■ **Your task**:
Do not repeat pictures. Repeat exactly the lines of the listing below from its first line through the line with "12.5, 20.6, 28.8, 38.5, 33.4, 34.4, 27.1, 22.7, 14.1];".

■ **Raw data**:
-------

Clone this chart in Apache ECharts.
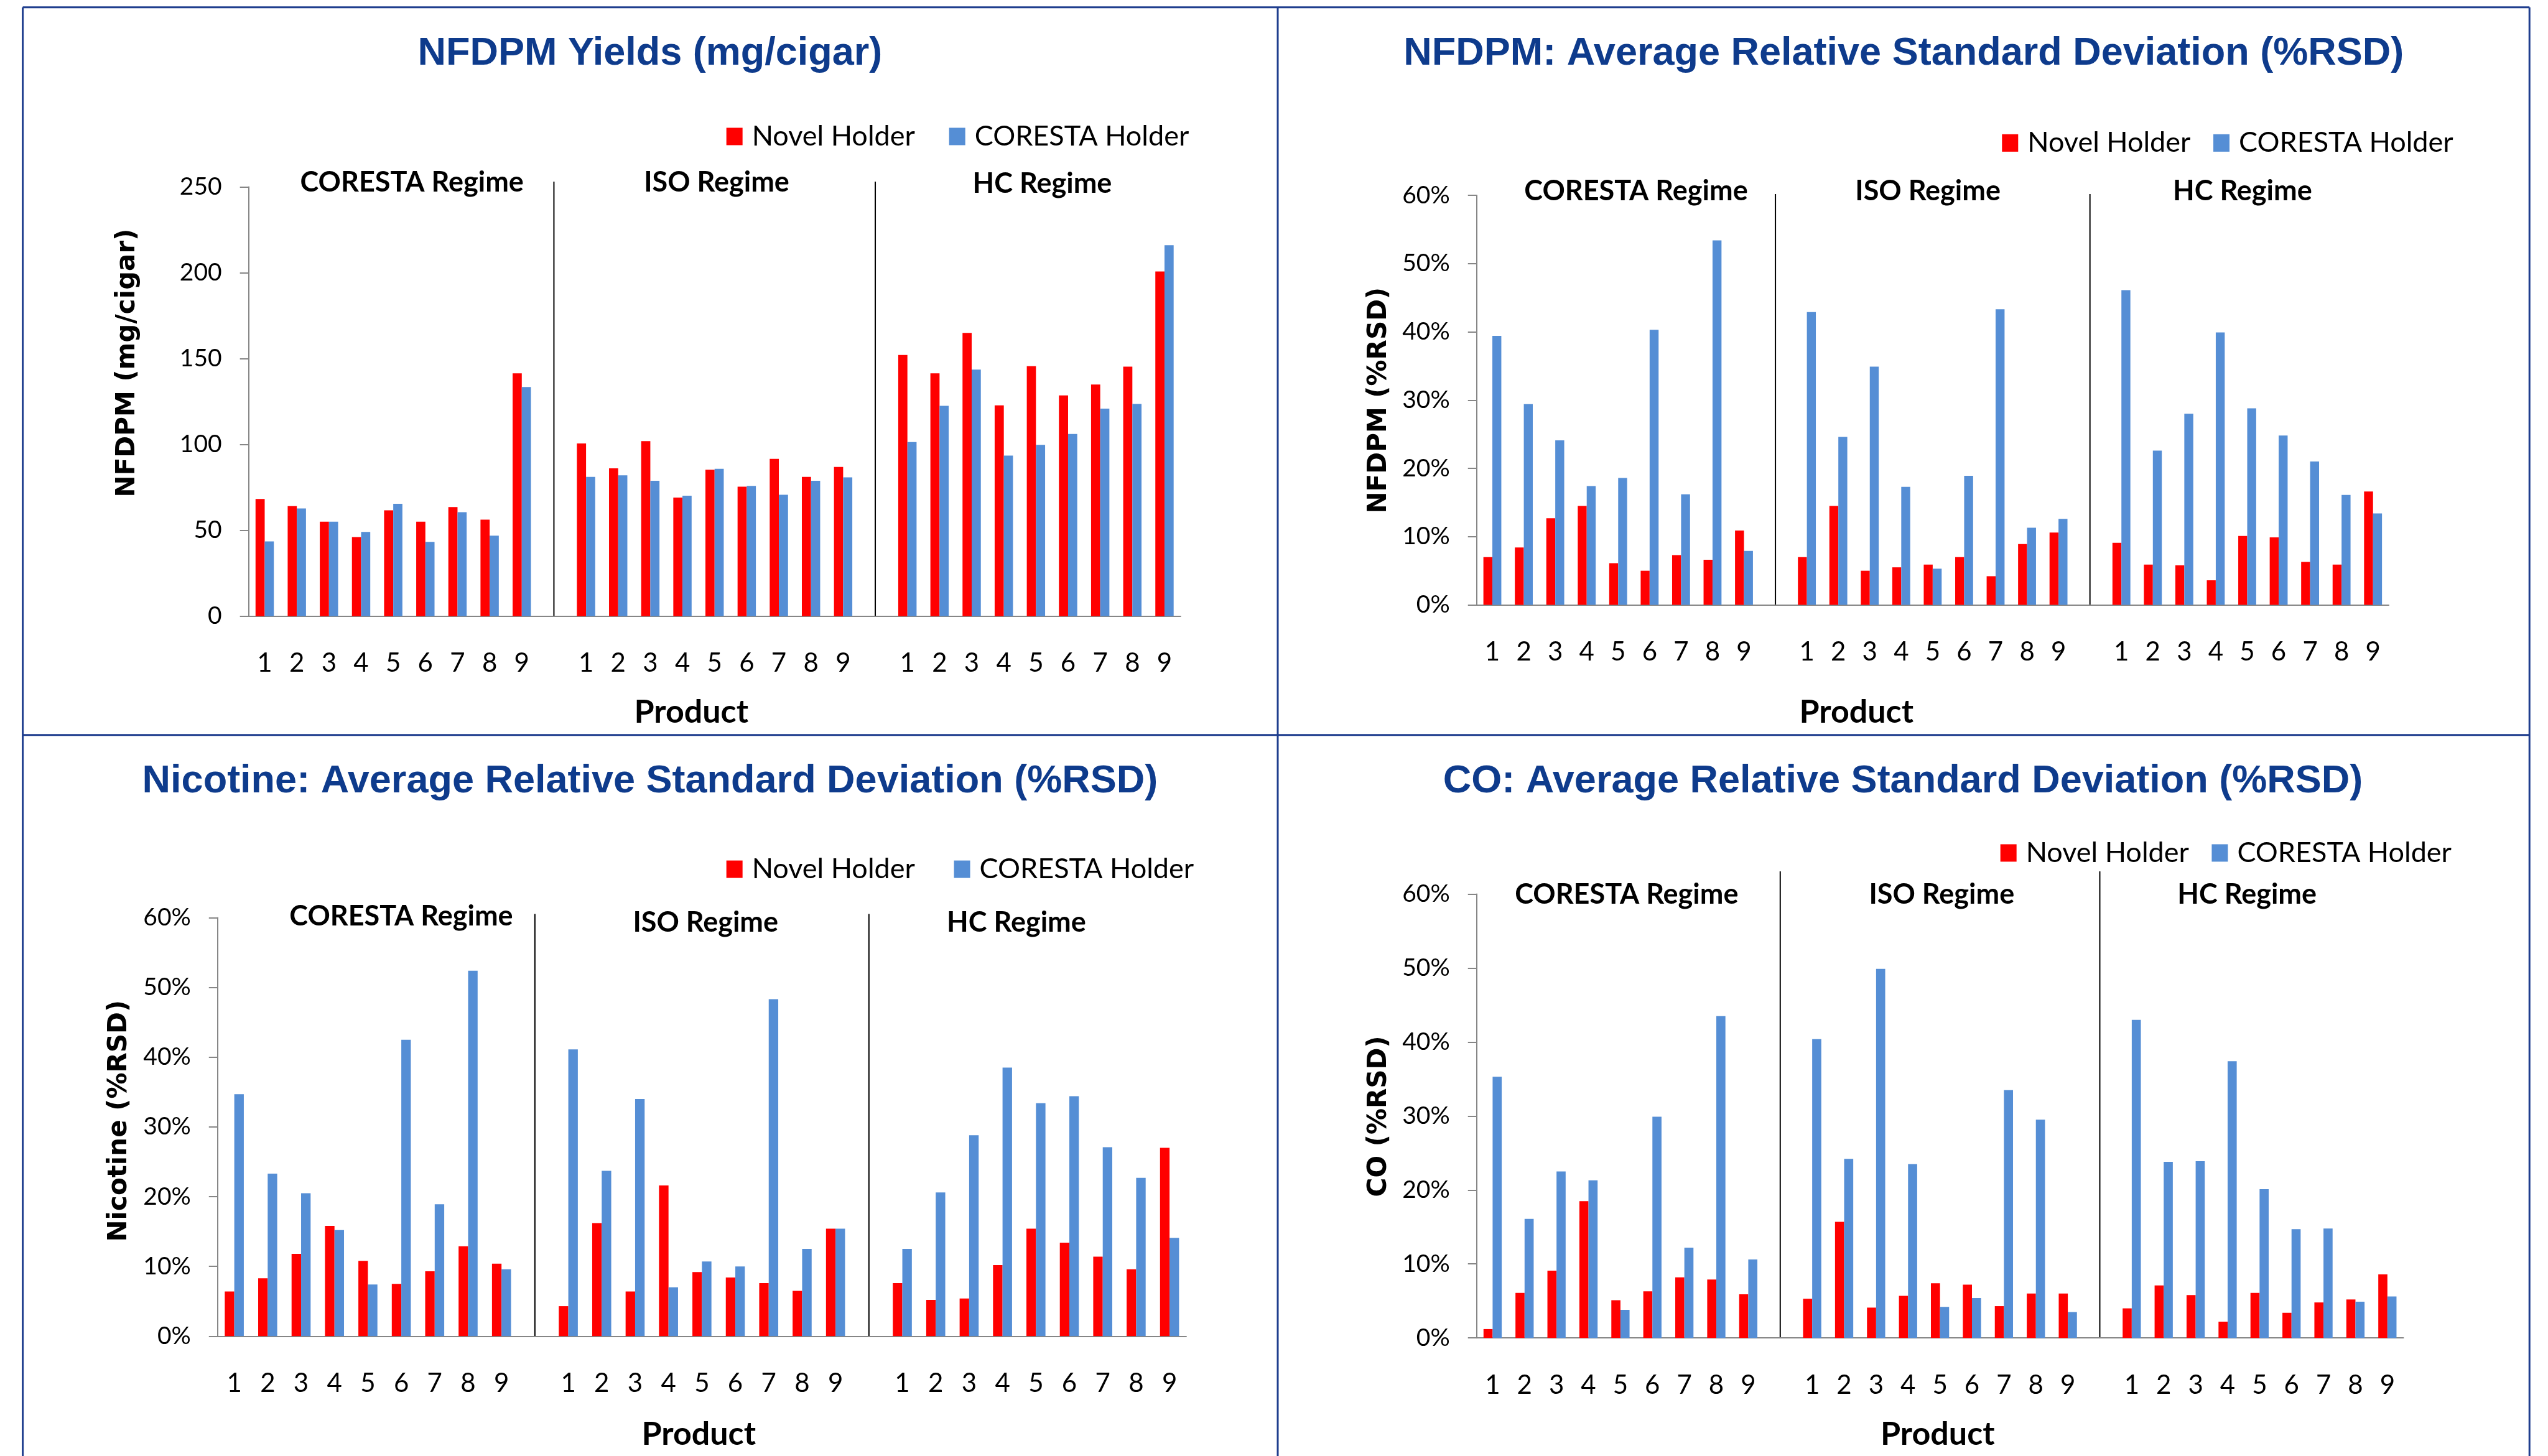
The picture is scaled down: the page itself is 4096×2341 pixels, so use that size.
<!DOCTYPE html>
<html>
  <head>
    <meta charset="UTF-8" />
    <title>NFDPM, Nicotine and CO - Novel vs CORESTA Holder</title>
    <script src="https://cdn.jsdelivr.net/npm/echarts@6.0.0/dist/echarts.min.js"></script>
    <style>
      html, body { margin: 0; padding: 0; background: #fff; }
    </style>
  </head>
  <body>
    <div id="chart" style="width: 4096px; height: 2341px"></div>
    <script>
      var products = ["1", "2", "3", "4", "5", "6", "7", "8", "9"];
      var regimes = ["CORESTA Regime", "ISO Regime", "HC Regime"];
      var seriesNames = ["Novel Holder", "CORESTA Holder"];

      // 27 values each: CORESTA regime 1-9, ISO regime 1-9, HC regime 1-9
      var nfdpmNovel = [68.3, 64.1, 55.1, 46.1, 61.7, 55.1, 63.6, 56.2, 141.4,
        100.6, 86.1, 102.0, 69.1, 85.3, 75.4, 91.6, 81.1, 86.9,
        152.1, 141.4, 165.0, 122.8, 145.6, 128.6, 134.9, 145.3, 200.7];
      var nfdpmCoresta = [43.6, 62.8, 55.1, 49.1, 65.5, 43.3, 60.6, 46.9, 133.5,
        81.1, 82.0, 78.9, 70.2, 85.8, 75.9, 70.7, 78.9, 80.9,
        101.4, 122.5, 143.6, 93.5, 99.8, 106.1, 120.9, 123.6, 216.0];

      var nfdpmRsdNovel = [7.0, 8.4, 12.7, 14.5, 6.1, 5.0, 7.3, 6.6, 10.9,
        7.0, 14.5, 5.0, 5.5, 5.9, 7.0, 4.2, 8.9, 10.6,
        9.1, 5.9, 5.8, 3.6, 10.1, 9.9, 6.3, 5.9, 16.6];
      var nfdpmRsdCoresta = [39.4, 29.4, 24.1, 17.4, 18.6, 40.3, 16.2, 53.4, 7.9,
        42.9, 24.6, 34.9, 17.3, 5.3, 18.9, 43.3, 11.3, 12.6,
        46.1, 22.6, 28.0, 39.9, 28.8, 24.8, 21.0, 16.1, 13.4];

      var nicRsdNovel = [6.4, 8.3, 11.8, 15.8, 10.8, 7.5, 9.3, 12.9, 10.4,
        4.3, 16.2, 6.4, 21.6, 9.2, 8.4, 7.6, 6.5, 15.4,
        7.6, 5.2, 5.4, 10.2, 15.4, 13.4, 11.4, 9.6, 27.0];
      var nicRsdCoresta = [34.7, 23.3, 20.5, 15.2, 7.4, 42.5, 18.9, 52.4, 9.6,
        41.1, 23.7, 34.0, 7.0, 10.7, 10.0, 48.3, 12.5, 15.4,
        12.5, 20.6, 28.8, 38.5, 33.4, 34.4, 27.1, 22.7, 14.1];

      var coRsdNovel = [1.2, 6.1, 9.1, 18.5, 5.1, 6.3, 8.2, 7.9, 5.9,
        5.3, 15.7, 4.1, 5.7, 7.4, 7.2, 4.3, 6.0, 6.0,
        4.0, 7.1, 5.8, 2.2, 6.1, 3.4, 4.8, 5.2, 8.6];
      var coRsdCoresta = [35.3, 16.1, 22.5, 21.3, 3.8, 29.9, 12.2, 43.5, 10.6,
        40.4, 24.2, 49.9, 23.5, 4.2, 5.4, 33.5, 29.5, 3.5,
        43.0, 23.8, 23.9, 37.4, 20.1, 14.7, 14.8, 4.9, 5.6];

      // layout was measured on the 1568px wide preview, S scales it to the window
      var S = 4096 / 1568;
      var NAVY = "#0E3B8C";
      var RED = "#FF0000";
      var BLUE = "#558ED5";
      var AXIS = "#868686";

      var panels = [
        {
          title: "NFDPM Yields (mg/cigar)", yName: "NFDPM (mg/cigar)",
          novel: nfdpmNovel, coresta: nfdpmCoresta, max: 250, step: 50, pct: false,
          grid: [153, 115, 573.5, 264.3], titleAt: [400, 33], legendAt: [447, 84], legendGap: 21,
          regimeAt: [[253.5, 112.4], [441, 112.4], [641.4, 113]],
          yNameAt: [78.5, 223.4], productAt: [425.4, 438.4], sepTop: 111.8,
        },
        {
          title: "NFDPM: Average Relative Standard Deviation (%RSD)", yName: "NFDPM (%RSD)",
          novel: nfdpmRsdNovel, coresta: nfdpmRsdCoresta, max: 60, step: 10, pct: true,
          grid: [908.7, 120.2, 561.3, 252.1], titleAt: [1171.5, 33], legendAt: [1232, 88], legendGap: 14,
          regimeAt: [[1006.8, 117.9], [1186.4, 117.9], [1380, 117.9]],
          yNameAt: [848.7, 246.4], productAt: [1142.4, 438.4], sepTop: 119.4,
        },
        {
          title: "Nicotine: Average Relative Standard Deviation (%RSD)", yName: "Nicotine (%RSD)",
          novel: nicRsdNovel, coresta: nicRsdCoresta, max: 60, step: 10, pct: true,
          grid: [133.9, 564.8, 596.1, 257.6], titleAt: [400, 481], legendAt: [447, 535], legendGap: 24,
          regimeAt: [[246.9, 564.2], [434.2, 568], [625.5, 568]],
          yNameAt: [73.7, 689.9], productAt: [430, 882.7], sepTop: 562.5,
        },
        {
          title: "CO: Average Relative Standard Deviation (%RSD)", yName: "CO (%RSD)",
          novel: coRsdNovel, coresta: coRsdCoresta, max: 60, step: 10, pct: true,
          grid: [908.7, 550.3, 570.3, 273.2], titleAt: [1171, 481], legendAt: [1231, 525], legendGap: 14,
          regimeAt: [[1001, 550.6], [1194.9, 550.6], [1382.8, 550.6]],
          yNameAt: [848.7, 687.1], productAt: [1192.4, 882.7], sepTop: 536.3,
        },
      ];

      // one empty slot between regimes
      var categories = [];
      var gapIndex = [];
      regimes.forEach(function (r, i) {
        if (i > 0) {
          gapIndex.push(categories.length);
          categories.push("");
        }
        products.forEach(function (p) {
          categories.push(p);
        });
      });

      function withGaps(values) {
        var out = [];
        for (var i = 0; i < values.length; i++) {
          if (i > 0 && i % products.length === 0) out.push(null);
          out.push(values[i]);
        }
        return out;
      }

      function label(x, y, str, font, color, rotation) {
        return {
          type: "text",
          x: x * S,
          y: y * S,
          rotation: rotation || 0,
          silent: true,
          style: {
            text: str,
            font: font,
            fill: color,
            textAlign: "center",
            textVerticalAlign: "middle",
            align: "center",
            verticalAlign: "middle",
          },
        };
      }

      function rule(x1, y1, x2, y2, color, width) {
        return {
          type: "line",
          silent: true,
          shape: { x1: x1, y1: y1, x2: x2, y2: y2 },
          style: { stroke: color, lineWidth: width },
        };
      }

      var option = {
        backgroundColor: "#fff",
        animation: false,
        grid: [],
        xAxis: [],
        yAxis: [],
        legend: [],
        series: [],
      };
      var texts = [];

      panels.forEach(function (p, i) {
        option.grid.push({
          left: p.grid[0] * S,
          top: p.grid[1] * S,
          width: p.grid[2] * S,
          height: p.grid[3] * S,
        });
        option.xAxis.push({
          gridIndex: i,
          type: "category",
          data: categories,
          axisLine: { lineStyle: { color: AXIS, width: 2 } },
          axisTick: { interval: 0, length: 18, lineStyle: { color: AXIS, width: 2 } },
          axisLabel: {
            interval: 0,
            margin: 55,
            fontFamily: "Lato",
            fontSize: 42,
            lineHeight: 42,
            color: "#000",
          },
        });
        option.yAxis.push({
          gridIndex: i,
          type: "value",
          min: 0,
          max: p.max,
          interval: p.step,
          splitLine: { show: false },
          axisLine: { show: true, lineStyle: { color: AXIS, width: 2 } },
          axisTick: { show: true, length: 14, lineStyle: { color: AXIS, width: 2 } },
          axisLabel: {
            margin: 43,
            fontFamily: "Lato",
            fontSize: 39,
            color: "#000",
            formatter: p.pct ? "{value}%" : "{value}",
          },
        });
        option.legend.push({
          data: seriesNames,
          left: p.legendAt[0] * S,
          top: p.legendAt[1] * S - 24,
          padding: 0,
          icon: "rect",
          itemWidth: 26,
          itemHeight: 28,
          itemGap: p.legendGap * S,
          selectedMode: false,
          textStyle: {
            fontFamily: "Lato",
            fontSize: 45,
            lineHeight: 48,
            color: "#000",
            padding: [0, 0, 0, 10],
          },
        });
        [p.novel, p.coresta].forEach(function (vals, k) {
          option.series.push({
            name: seriesNames[k],
            type: "bar",
            xAxisIndex: i,
            yAxisIndex: i,
            data: withGaps(vals),
            barGap: "0%",
            barCategoryGap: "43%",
            itemStyle: { color: k === 0 ? RED : BLUE },
          });
        });

        texts.push(label(p.titleAt[0], p.titleAt[1], p.title, 'bold 63px "Liberation Sans"', NAVY));
        p.regimeAt.forEach(function (pos, r) {
          texts.push(label(pos[0], pos[1], regimes[r], 'bold 45px "Lato"', "#000"));
        });
        texts.push(label(p.yNameAt[0], p.yNameAt[1], p.yName, 'bold 42px "DejaVu Sans"', "#000", Math.PI / 2));
        texts.push(label(p.productAt[0], p.productAt[1], "Product", 'bold 52px "Lato"', "#000"));
      });

      // panel frame
      var frameColor = "#1F3E8E";
      texts.push(rule(14 * S, 4.5 * S, 1556.6 * S, 4.5 * S, frameColor, 3));
      texts.push(rule(14 * S, 4.5 * S, 14 * S, 2341, frameColor, 3));
      texts.push(rule(1556.6 * S, 4.5 * S, 1556.6 * S, 2341, frameColor, 3));
      texts.push(rule(786.3 * S, 4.5 * S, 786.3 * S, 2341, frameColor, 3));
      texts.push(rule(14 * S, 452.4 * S, 1556.6 * S, 452.4 * S, frameColor, 3));

      var chart = echarts.init(document.getElementById("chart"));
      chart.setOption(option);

      // regime separators sit in the empty slots, from the axis up to the regime labels
      panels.forEach(function (p, i) {
        gapIndex.forEach(function (g) {
          var base = chart.convertToPixel({ gridIndex: i }, [g, 0]);
          texts.push(rule(base[0], base[1], base[0], p.sepTop * S, "#000", 2));
        });
      });
      chart.setOption({ graphic: { elements: texts } });
    </script>
  </body>
</html>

-------

■ **Written reply**:
Clone this chart in Apache ECharts.
The picture is scaled down: the page itself is 4096×2341 pixels, so use that size.
<!DOCTYPE html>
<html>
  <head>
    <meta charset="UTF-8" />
    <title>NFDPM, Nicotine and CO - Novel vs CORESTA Holder</title>
    <script src="https://cdn.jsdelivr.net/npm/echarts@6.0.0/dist/echarts.min.js"></script>
    <style>
      html, body { margin: 0; padding: 0; background: #fff; }
    </style>
  </head>
  <body>
    <div id="chart" style="width: 4096px; height: 2341px"></div>
    <script>
      var products = ["1", "2", "3", "4", "5", "6", "7", "8", "9"];
      var regimes = ["CORESTA Regime", "ISO Regime", "HC Regime"];
      var seriesNames = ["Novel Holder", "CORESTA Holder"];

      // 27 values each: CORESTA regime 1-9, ISO regime 1-9, HC regime 1-9
      var nfdpmNovel = [68.3, 64.1, 55.1, 46.1, 61.7, 55.1, 63.6, 56.2, 141.4,
        100.6, 86.1, 102.0, 69.1, 85.3, 75.4, 91.6, 81.1, 86.9,
        152.1, 141.4, 165.0, 122.8, 145.6, 128.6, 134.9, 145.3, 200.7];
      var nfdpmCoresta = [43.6, 62.8, 55.1, 49.1, 65.5, 43.3, 60.6, 46.9, 133.5,
        81.1, 82.0, 78.9, 70.2, 85.8, 75.9, 70.7, 78.9, 80.9,
        101.4, 122.5, 143.6, 93.5, 99.8, 106.1, 120.9, 123.6, 216.0];

      var nfdpmRsdNovel = [7.0, 8.4, 12.7, 14.5, 6.1, 5.0, 7.3, 6.6, 10.9,
        7.0, 14.5, 5.0, 5.5, 5.9, 7.0, 4.2, 8.9, 10.6,
        9.1, 5.9, 5.8, 3.6, 10.1, 9.9, 6.3, 5.9, 16.6];
      var nfdpmRsdCoresta = [39.4, 29.4, 24.1, 17.4, 18.6, 40.3, 16.2, 53.4, 7.9,
        42.9, 24.6, 34.9, 17.3, 5.3, 18.9, 43.3, 11.3, 12.6,
        46.1, 22.6, 28.0, 39.9, 28.8, 24.8, 21.0, 16.1, 13.4];

      var nicRsdNovel = [6.4, 8.3, 11.8, 15.8, 10.8, 7.5, 9.3, 12.9, 10.4,
        4.3, 16.2, 6.4, 21.6, 9.2, 8.4, 7.6, 6.5, 15.4,
        7.6, 5.2, 5.4, 10.2, 15.4, 13.4, 11.4, 9.6, 27.0];
      var nicRsdCoresta = [34.7, 23.3, 20.5, 15.2, 7.4, 42.5, 18.9, 52.4, 9.6,
        41.1, 23.7, 34.0, 7.0, 10.7, 10.0, 48.3, 12.5, 15.4,
        12.5, 20.6, 28.8, 38.5, 33.4, 34.4, 27.1, 22.7, 14.1];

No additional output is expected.